“The eyes are the windows to the soul.”

Heather’s rating: Well that was a wet fart of a movie.
Heather’s review: When I was in high school, one of my favorite things to do was to walk through the video store’s horror aisle to see which movie had the creepiest box art. Amongst all the blood and fangs and machetes was a cover that always piqued my curiosity: A group of pale children with pale hair and glowing eyes staring into your soul. I never picked Village of the Damned up, but it was a striking image that stuck with me.
Almost thirty years later I finally sat down to watch this, totally blind, except for the aforementioned image and the knowledge that it was directed and scored by John Carpenter. Afterward the movie I said to my husband “Well that was a wet fart of a movie.”
A small town in Northern California experiences a several-hours long phenomenon where everyone within a certain perimeter falls unconscious. Soon after, all of the town’s women of childbearing age are pregnant (including one virgin). Seven children are born, and one female child is stillborn. As they grow, they exhibit strange behaviors, lack of empathy, mind control and, eventually, murder.
Also an obsession with wearing only several shades of grey.

Village of the Damned has so many things going on while steel feeling empty. We have Kirstie Alley as a government agent studying the children, an alien invasion plot, discourse about what it means to be human, a sniper-toting priest played by Mark Hamill, and Christopher Reeve doing his best to save the film (and mankind). Despite all of that, there isn’t anything particularly memorable about this film except for the children with their dollar store white wigs and glowing eyes.
I didn’t realize until researching afterward that it is a remake of an adaptation from the 60’s. John Wyndham (author of The Day of The Triffids) wrote the original story of this in the ‘50s titled “The Midwich Cuckoos.” Then in the ’60s came the black-and-white adaptation, which showcases what a missed opportunity this movie was.
This is an instance where a remake could’ve been beneficial. The ’60s version made changes to the story such as adding the mind control powers and, due to budgetary reasons, cutting the number of alien children from 60 to 12. There was a taboo against talking about impregnation, virgin birth, or the thought of aborting of these aliens as an option, so the movie makes up an odd excuse for how this happened.
A remake 35 years later could tackle topics previously not allowed on the screen and increase the number of children in order to make the threat seem more viable.
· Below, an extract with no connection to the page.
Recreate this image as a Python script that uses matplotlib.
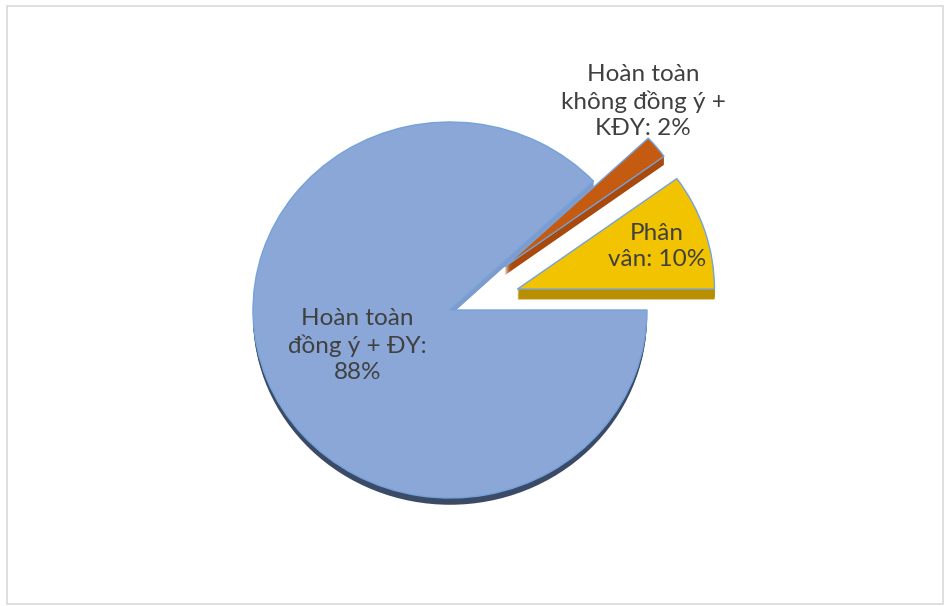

Instead, while Village of the Damned will say out loud what has happened to the women, no important changes of any kind are made here.

It’s a pointless remake that even Carpenter himself described in a 2011 interview as a “contractual obligation.” The acting is lackluster except from Reeve, Carpenter’s score is all over the place and uninteresting, and the movie fails to be creepy or even engaging.
Intermission!
- Famed makeup FX artist Greg Nicotero worked on this film
- The design of the characters in the music video for M83’s “Midnight City” is based on the film.
- This was Reeves’ final feature film completed before the horse-0riding accident a few months later that left him paralyzed.
- These aliens are doing just the worst job of fitting in.